Jenderal Ahmad Yani

JENDERAL AHMAD YANI
( 1922 – 1965 )

 

A.        MASA KECIL HINGGA REMAJA
Pemuda dari Bagelen (Purworejo)

Ahmad Yani dilahirkan di Jenar, Purworejo, pada tanggal 19 Juni 1922, sebagai putra tertua dari Sarjo bin Suharyo dan isterinya Murtini. Sarjo kemudian lebih dikenal dengan nama M. Wongsorejo. Ahmad mempunyai dua orang adik, Asmi dan Asina.
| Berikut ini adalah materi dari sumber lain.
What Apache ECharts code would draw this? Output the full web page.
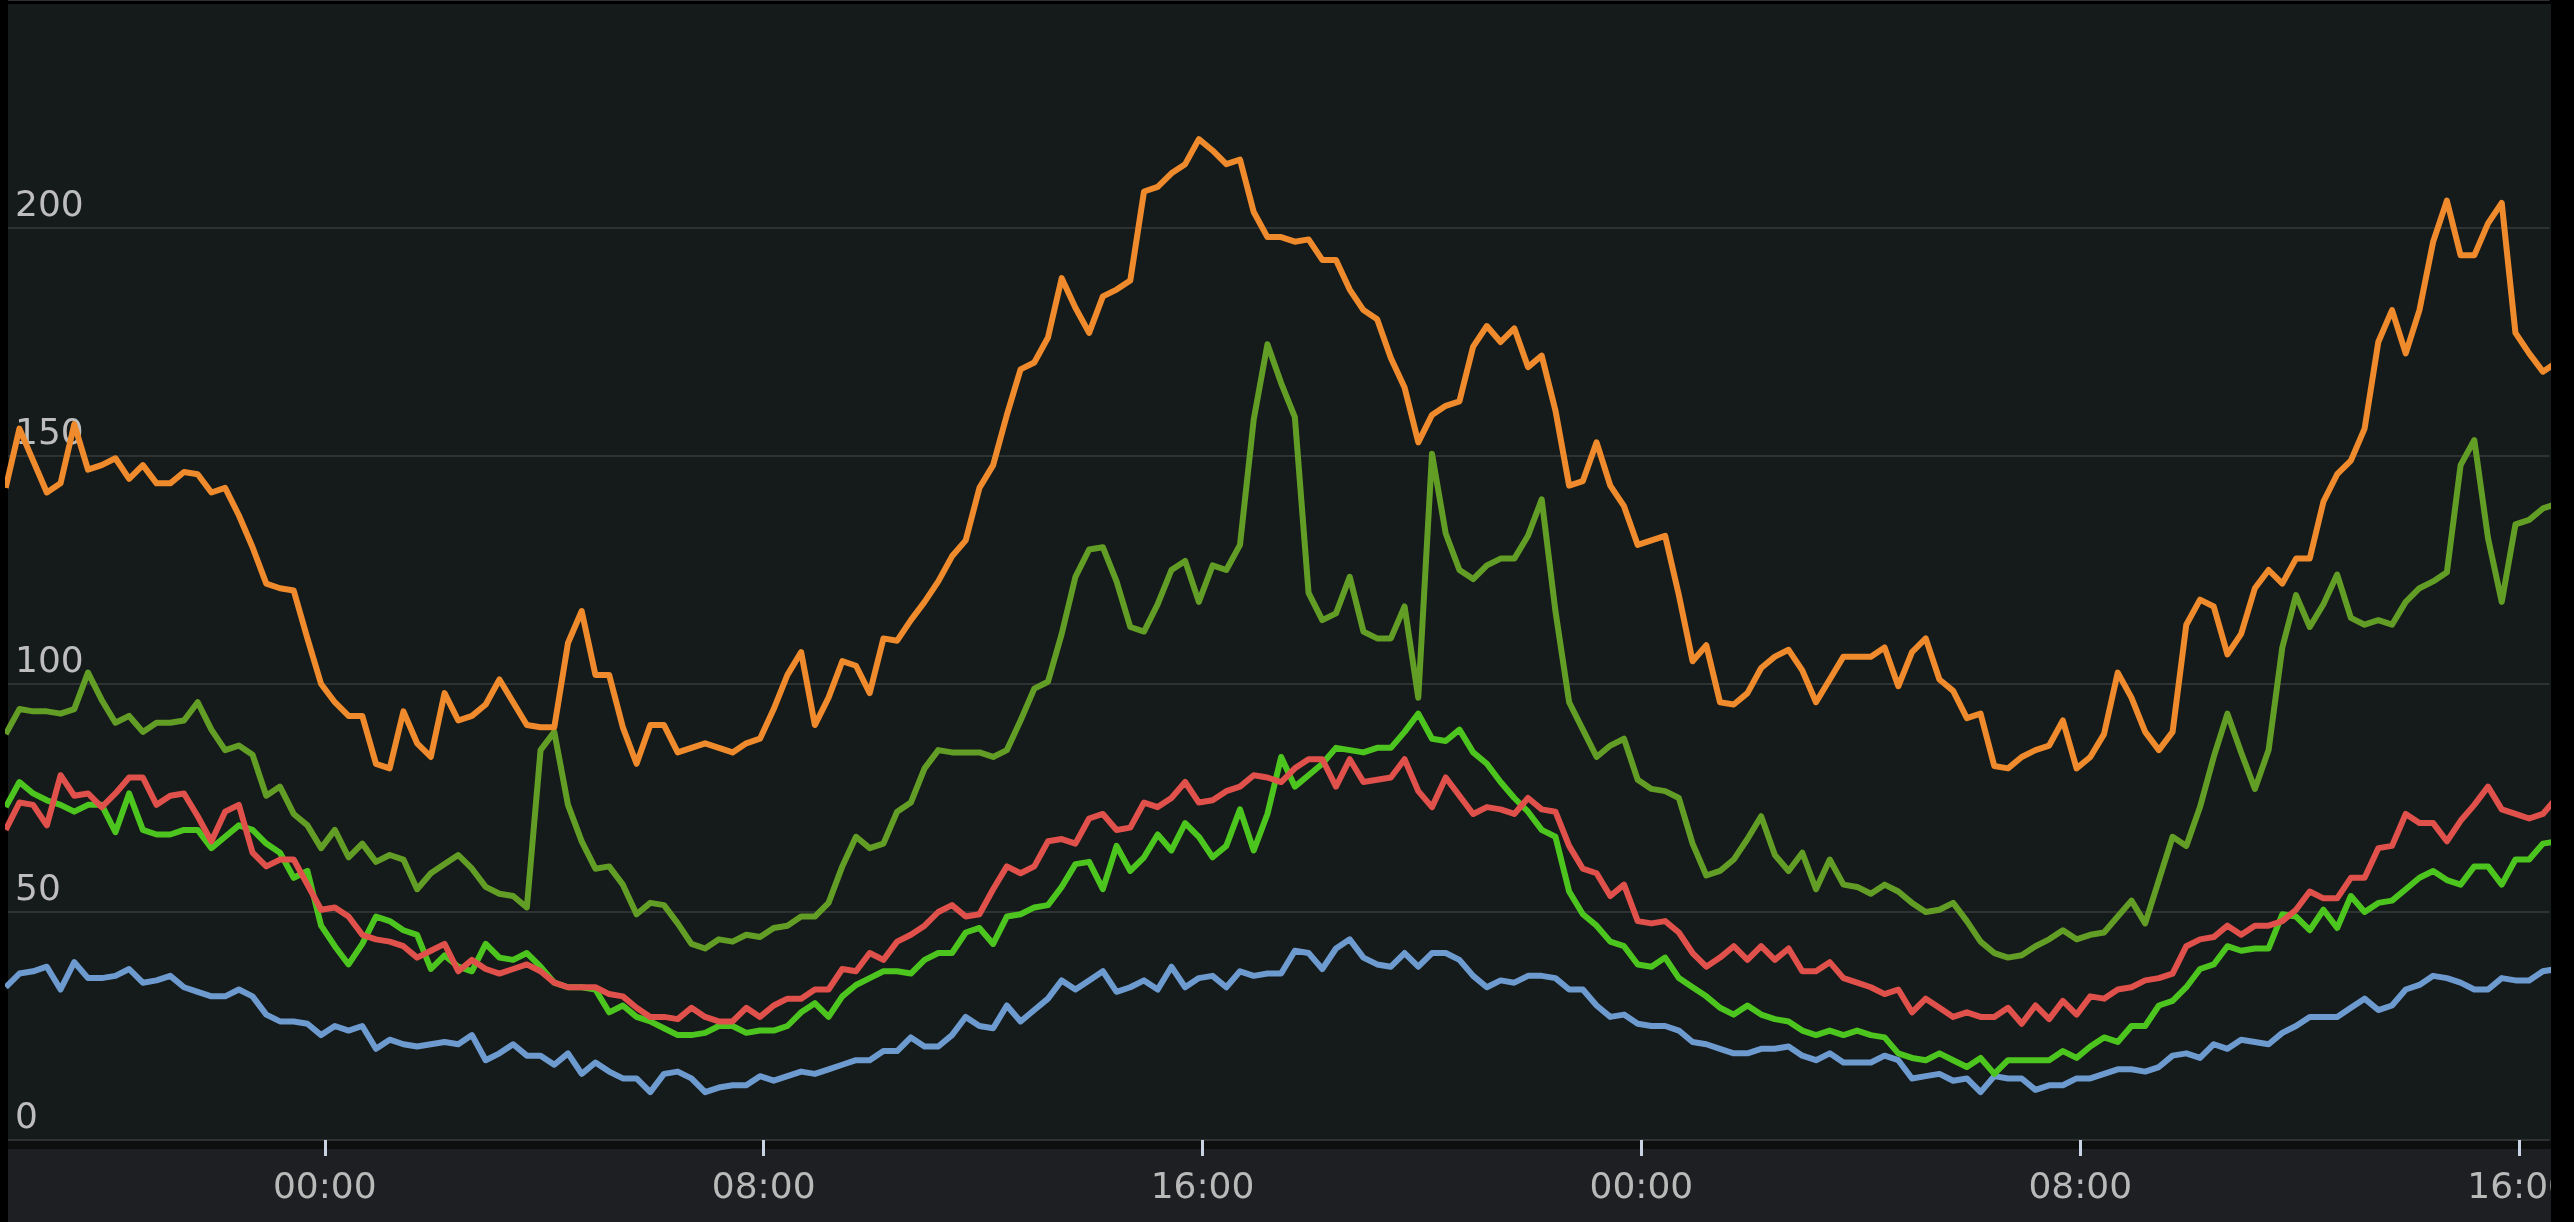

Sejak kecil sudah terlihat bahwa Yani senang bermain perang-perangan dan mobil-mobilan. Ia menjadi pemimpin dari kelompok anak-anak di kampungnya. Pada suatu ketika di kampungnya terjadi suatu peristiwa. Seekor kerbau mengamuk, dan menyerang setiap orang yang ditemuinya di jalan. Semuanya berlari-larian mencari tempat persembunyian. Seorang anak kecil, dengan ketenangan yang mengagumkan, memanjat sebuah pohon. Dari pohon itu ia memberi “komando” kepada beberapa orang yang berusaha menangkap kerbau itu. Entah kekuatan apa yang dimilikinya, namun perintah-perintah­nya diikuti oleh orang-orang tersebut. Akhirnya binatang liar itu berhasil ditangkap. Ketenangan Ahmad yang diperlihatkannya dalam peristiwa kerbau liar di atas, menarik perhatian Hulstyn, seorang Belanda majikan ayahnya. Ahmad diambil dan kemudian diasuhnya. Oleh Hulstyn nama Ahmad kemu­din ditambah dengan Yani, sehingga ia lebih terkenal dengan nama Ahmad Yani. Watak seseorang, sifat-sifat dan tindak tanduknya, seringkali dipenga­ruhi oleh lingkungan tempat tinggal atau daerah tempat kelahirannya. Begitu pula halnya dengan Yani. Di dataran rendah Bagelen di daerah Kedu, daerah tempat Yani dilahirkan tumbuh subur mitos kepahlawanan yang diwariskan dari masa perjuangan Pangeran Diponegoro. Daerah ini cukup lama ditempati oleh Diponegoro dan pasukannya. Di daerah ini pula Pangeran itu berhasil melancarkan serangan gerilya terhadap Belanda. Kisah-kisah kepahlawanan itu diceritakan oleh orang tua kepada anak-anak mereka. Cerita itu diterima pula oleh Ahmad Yani dan ternyata mempengaruhi wataknya.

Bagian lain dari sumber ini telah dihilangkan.